I’ve reached a pivotal conclusion at this point in my life’s journey.When you are married to, the parent of, or somehow entwined with a deployed soldier, you serve alongside them. This is because you experience what they experience. You hurt when they hurt. You grieve their absence as they grieve being gone.
But, there’s another aspect not all together well known to the common, everyday person out there who watches TV and thinks all is well overseas.
When you enlist into the military, the government, the military, whatever you want to call it, has become your life mate–the one you will be forever married to even during peacetime and decades AFTER retirement. It’s a process successfully engrained into the soldiers’ heads as they go through boot camp, training, etc. They are no longer individuals in this microchasm of life. They are as one with the military/government.

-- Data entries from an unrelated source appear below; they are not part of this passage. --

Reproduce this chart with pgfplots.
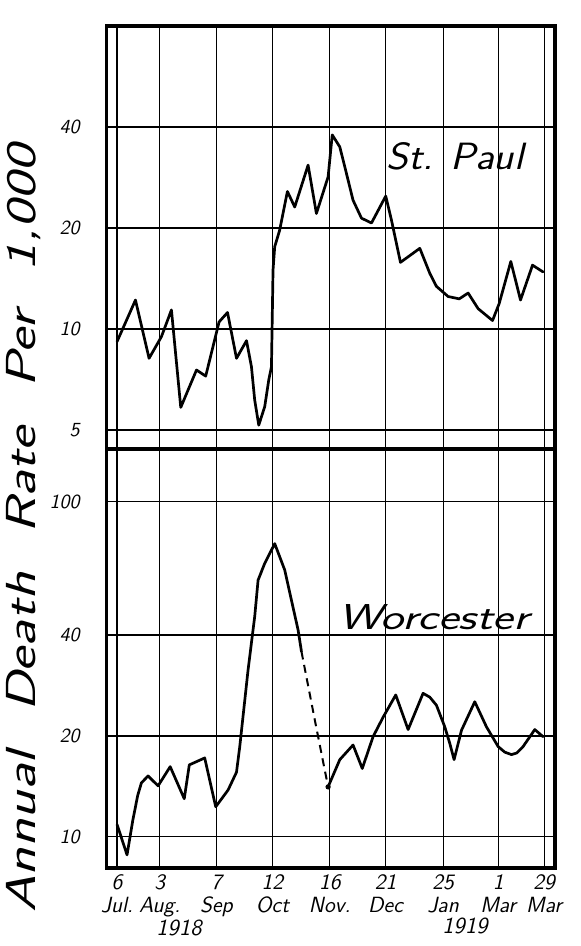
\documentclass[border=0pt]{standalone}
\usepackage{fontspec}
\usepackage{graphicx}
\usepackage{pgfplots}
\pgfplotsset{compat=1.18}
\begin{document}
\begin{tikzpicture}
\path[use as bounding box] (-53.35pt,13pt) rectangle (236.65pt,-460pt);
\begin{axis}[at={(0pt,0pt)}, anchor=north west,
  scale only axis, width=224.15pt, height=211.5pt,
  ymode=log, xmin=-0.92, xmax=38.97, ymin=4.39, ymax=80,
  xtick={0,3.8,8.85,13.83,18.93,23.89,29.01,33.91,38}, xticklabels={},
  ytick={5,10,20,40}, yticklabels={5,10,20,40},
  grid=major, major grid style={black, line width=0.55pt},
  axis line style={line width=1.6pt},
  major tick length=0pt, minor tick length=0pt,
  yticklabel style={font=\sffamily\slshape\fontsize{10}{11}\selectfont, xshift=-10pt},
  clip=false]
\addplot[black, line width=1.35pt, line join=round, line cap=round, no markers] coordinates {
(0,9.17) (1.64,12.2) (2.85,8.18) (3.95,9.49) (4.84,11.4) (5.67,5.84)
(7.07,7.55) (7.89,7.24) (9.08,10.5) (9.83,11.2) (10.63,8.18) (11.52,9.23)
(11.96,7.72) (12.25,6.14) (12.61,5.17) (13.14,5.87) (13.5,7.05) (13.74,7.72)
(13.88,15.0) (14.03,17.6) (14.47,19.7) (15.16,25.7) (15.81,23.1) (17.0,30.8)
(17.74,22.1) (18.78,28.4) (19.15,37.9) (19.82,34.9) (20.26,30.5) (21.0,24.2)
(21.75,21.4) (22.64,20.7) (23.91,24.9) (24.42,21.1) (25.22,15.8) (26.94,17.4)
(27.83,14.65) (28.42,13.4) (29.46,12.5) (30.45,12.3) (31.24,12.8) (32.13,11.5)
(33.41,10.6) (34.0,11.9) (35.04,15.9) (35.9,12.2) (36.97,15.5) (37.9,14.8)
};
\end{axis}
\begin{axis}[at={(0pt,-211.5pt)}, anchor=north west,
  scale only axis, width=224.15pt, height=209.5pt,
  ymode=log, xmin=-0.92, xmax=38.97, ymin=8.08, ymax=143.4,
  xtick={0,3.8,8.85,13.83,18.93,23.89,29.01,33.91,38},
  xticklabels={6\\Jul.,3\\Aug.,7\\Sep,12\\Oct,16\\Nov.,21\\Dec,25\\Jan,1\\Mar,29\\Mar},
  xticklabel style={align=center, font=\sffamily\slshape\fontsize{11}{11.5}\selectfont},
  ytick={10,20,40,100}, yticklabels={10,20,40,100},
  grid=major, major grid style={black, line width=0.55pt},
  axis line style={line width=1.6pt},
  major tick length=0pt, minor tick length=0pt,
  yticklabel style={font=\sffamily\slshape\fontsize{10}{11}\selectfont, xshift=-10pt},
  clip=false]
\addplot[black, line width=1.35pt, line join=round, line cap=round, no markers] coordinates {
(0,10.9) (0.89,8.84) (1.40,11.2) (1.84,13.3) (2.17,14.5) (2.76,15.2)
(3.65,14.2) (4.73,16.2) (5.98,13.0) (6.43,16.4) (7.80,17.2) (8.78,12.3)
(9.88,13.8) (10.63,15.6) (10.92,18.6) (11.66,31.5) (12.25,45.4) (12.55,58.3)
(13.14,65.4) (14.03,74.9) (14.92,62.5) (15.45,52.0) (16.11,41.4) (16.41,35.7)
};
\addplot[black, line width=1.0pt, dash pattern=on 4pt off 2.8pt, no markers] coordinates {
(16.41,35.7) (17.6,22.3) (18.78,14.1)
};
\addplot[black, line width=1.35pt, line join=round, line cap=round, no markers] coordinates {
(18.78,14.1) (19.82,17.0) (21.0,18.8) (21.82,16.0) (22.78,19.9) (23.69,22.8)
(24.80,26.5) (25.90,20.9) (27.23,26.8) (27.83,26.1) (28.42,24.7) (29.16,21.3)
(29.61,19.0) (29.99,17.0) (30.65,20.8) (31.83,25.3) (32.87,21.3) (33.91,18.6)
(34.5,17.9) (35.1,17.6) (35.57,17.8) (36.13,18.6) (37.17,20.9) (37.91,19.9)
};
\addplot[black, only marks, mark=*, mark size=1.1pt] coordinates {(18.78,14.1)};
\end{axis}
\node[font=\sffamily\slshape\fontsize{19}{19}\selectfont] at (174.15pt,-65pt) {\scalebox{1.1}[1]{St. Paul}};
\node[font=\sffamily\slshape\fontsize{18}{18}\selectfont] at (163.5pt,-295.5pt) {\scalebox{1.36}[1]{Worcester}};
\node[font=\sffamily\slshape\fontsize{11.5}{12}\selectfont] at (36.15pt,-451pt) {1918};
\node[font=\sffamily\slshape\fontsize{11.5}{12}\selectfont] at (179.15pt,-450pt) {1919};
\node[rotate=90, font=\sffamily\slshape\fontsize{21}{21}\selectfont] at (-41.35pt,-251.5pt) {\scalebox{1.4}[1]{Annual\hspace{14pt}Death\hspace{14pt}Rate\hspace{14pt}Per\hspace{14pt}1,000}};
\end{tikzpicture}
\end{document}
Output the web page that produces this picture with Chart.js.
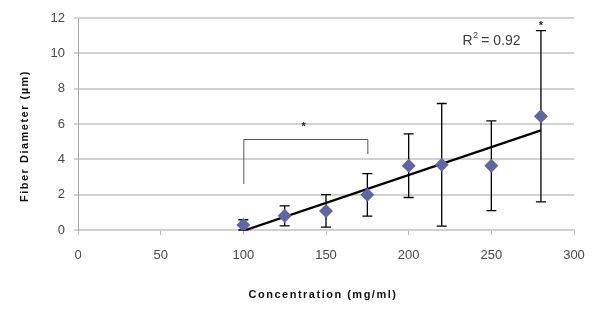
<!DOCTYPE html>
<html>
<head>
<meta charset="utf-8">
<script src="https://cdn.jsdelivr.net/npm/chart.js@4/dist/chart.umd.min.js"></script>
<style>
  html, body { margin: 0; padding: 0; background: #fff; }
  #wrap { width: 600px; height: 313px; }
</style>
</head>
<body>
<div id="wrap"><canvas id="fiberChart"></canvas></div>
<script>
// Fiber diameter vs concentration
const concentrations = [100, 125, 150, 175, 200, 220, 250, 280];
const diameters = [0.28, 0.8, 1.08, 1.99, 3.64, 3.69, 3.64, 6.44];
const errors = [0.3, 0.57, 0.92, 1.2, 1.8, 3.47, 2.54, 4.85];
const trendX = [100, 280];
const trendY = [-0.05, 5.64];
const xTicks = [0, 50, 100, 150, 200, 250, 300];
const yTicks = [0, 2, 4, 6, 8, 10, 12];

const FONT = "'Liberation Sans', Arial, sans-serif";

// error bars, drawn behind the markers
const errorBars = {
    id: 'errorBars',
    beforeDatasetsDraw(chart) {
        const { ctx, scales: { x, y } } = chart;
        ctx.save();
        ctx.strokeStyle = '#000';
        ctx.lineWidth = 1.3;
        concentrations.forEach((c, i) => {
            const px = x.getPixelForValue(c);
            const top = y.getPixelForValue(diameters[i] + errors[i]);
            const bot = y.getPixelForValue(Math.max(diameters[i] - errors[i], 0));
            ctx.beginPath();
            ctx.moveTo(px, top); ctx.lineTo(px, bot);
            ctx.moveTo(px - 5, top); ctx.lineTo(px + 5, top);
            ctx.moveTo(px - 5, bot); ctx.lineTo(px + 5, bot);
            ctx.stroke();
        });
        ctx.restore();
    }
};

// bracket, asterisks, R², axis titles
const annotations = {
    id: 'annotations',
    afterDraw(chart) {
        const { ctx, scales: { x, y } } = chart;
        ctx.save();
        // significance bracket
        ctx.strokeStyle = '#555';
        ctx.lineWidth = 1;
        ctx.beginPath();
        ctx.moveTo(x.getPixelForValue(100) + 0.5, y.getPixelForValue(2.6));
        ctx.lineTo(x.getPixelForValue(100) + 0.5, y.getPixelForValue(5.15) + 0.5);
        ctx.lineTo(x.getPixelForValue(175) + 0.5, y.getPixelForValue(5.15) + 0.5);
        ctx.lineTo(x.getPixelForValue(175) + 0.5, y.getPixelForValue(4.3));
        ctx.stroke();

        ctx.fillStyle = '#222';
        ctx.font = 'bold 11px ' + FONT;
        ctx.textAlign = 'center';
        ctx.textBaseline = 'middle';
        ctx.fillText('*', x.getPixelForValue(136.5), y.getPixelForValue(5.85));
        ctx.fillText('*', x.getPixelForValue(280), y.getPixelForValue(11.55));

        // R squared
        ctx.fillStyle = '#404040';
        ctx.textAlign = 'left';
        ctx.textBaseline = 'alphabetic';
        const rx = x.getPixelForValue(232.5);
        const ry = y.getPixelForValue(10.45);
        ctx.font = '14px ' + FONT;
        ctx.fillText('R', rx, ry);
        ctx.font = '9px ' + FONT;
        ctx.fillText('2', rx + 10.5, ry - 7);
        ctx.font = '14px ' + FONT;
        ctx.fillText(' = 0.92', rx + 15, ry);

        // axis titles
        ctx.fillStyle = '#111';
        ctx.font = 'bold 11px ' + FONT;
        ctx.letterSpacing = '1.5px';
        ctx.textAlign = 'center';
        ctx.textBaseline = 'middle';
        ctx.fillText('Concentration (mg/ml)', 323, 295);
        ctx.translate(25, 136);
        ctx.rotate(-Math.PI / 2);
        ctx.fillText('Fiber Diameter (µm)', 0, 0);
        ctx.restore();
    }
};

const ctx = document.getElementById('fiberChart').getContext('2d');
new Chart(ctx, {
    type: 'scatter',
    data: {
        datasets: [{
            label: 'Fiber diameter',
            data: concentrations.map((c, i) => ({ x: c, y: diameters[i] })),
            pointStyle: 'rectRot',
            pointRadius: 7,
            backgroundColor: '#6264a6',
            borderColor: '#6264a6',
            borderWidth: 0
        }, {
            label: 'Linear trend',
            type: 'line',
            data: trendX.map((t, i) => ({ x: t, y: trendY[i] })),
            borderColor: '#000',
            borderWidth: 2.2,
            pointRadius: 0,
            fill: false
        }]
    },
    options: {
        responsive: true,
        maintainAspectRatio: false,
        animation: false,
        layout: { padding: { top: 18, right: 26, left: 0, bottom: 0 } },
        plugins: {
            legend: { display: false },
            tooltip: { enabled: false }
        },
        scales: {
            x: {
                type: 'linear',
                min: 0,
                max: 300,
                afterBuildTicks: s => { s.ticks = xTicks.map(v => ({ value: v })); },
                afterFit: s => { s.height = 83; },
                grid: { drawOnChartArea: false, drawTicks: true, tickLength: 5, color: '#bdbdbd' },
                border: { color: '#d0d0d0', width: 2 },
                ticks: { color: '#4a4a4a', font: { family: FONT, size: 13 }, padding: 13, maxRotation: 0 }
            },
            y: {
                min: 0,
                max: 12,
                afterBuildTicks: s => { s.ticks = yTicks.map(v => ({ value: v })); },
                afterFit: s => { s.width = 78; },
                grid: { color: '#d2d2d2', lineWidth: 2, tickLength: 4 },
                border: { color: '#a8a8a8', width: 1 },
                ticks: { color: '#4a4a4a', font: { family: FONT, size: 13 }, padding: 9 }
            }
        }
    },
    plugins: [errorBars, annotations]
});
</script>
</body>
</html>
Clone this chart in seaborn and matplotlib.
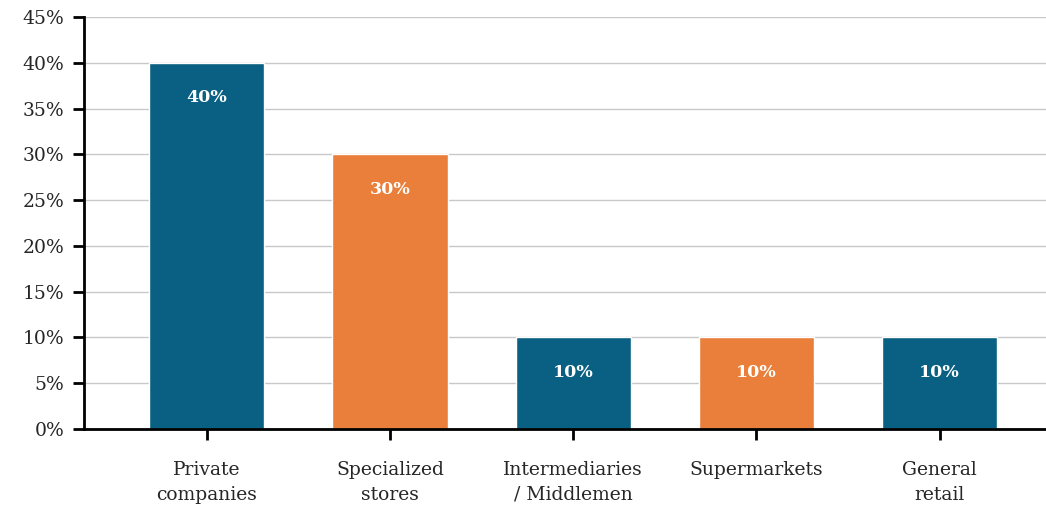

You will never, ever be able to compete with the damn military/government. For survival’s sake, that will always be their one and true love and commitment. You are the oher woman, the other man, the step-parent, the redheaded step-child. You are second!
There’s a mistress in my future marriage. It’s not a bottle or homosexual porn, like in my second marriage. It’s not anything willing to screw or score of drugs like my common-law marriage. No, the “mistress” in my future marriage wears camoflauge. It forces my beloved to wear dog tags. It forces her to work 15 hour days/ 7 days a week. It forces calls to drop and internet to cease at the worst times. It makes communication all but obsolete and impossible to carry out. It makes things lonely. It takes your beloved a world away for months and years at a time. It pays little and costs big, sometimes their life and limb. The housing is crap. The legal paperwork solidifying every detail of your relationship is daunting. But, without it, the military doesn’t know who gets the dead body or the property or the insurance money…..
I have kept myself busy with many projects, I’m proud to say. I have a lot of great ideas but going through a difficult divorce and living in a small town makes it hard to bring some of these things to fruition. For example, I wish I could help military families by volunteering my time or skills somehow.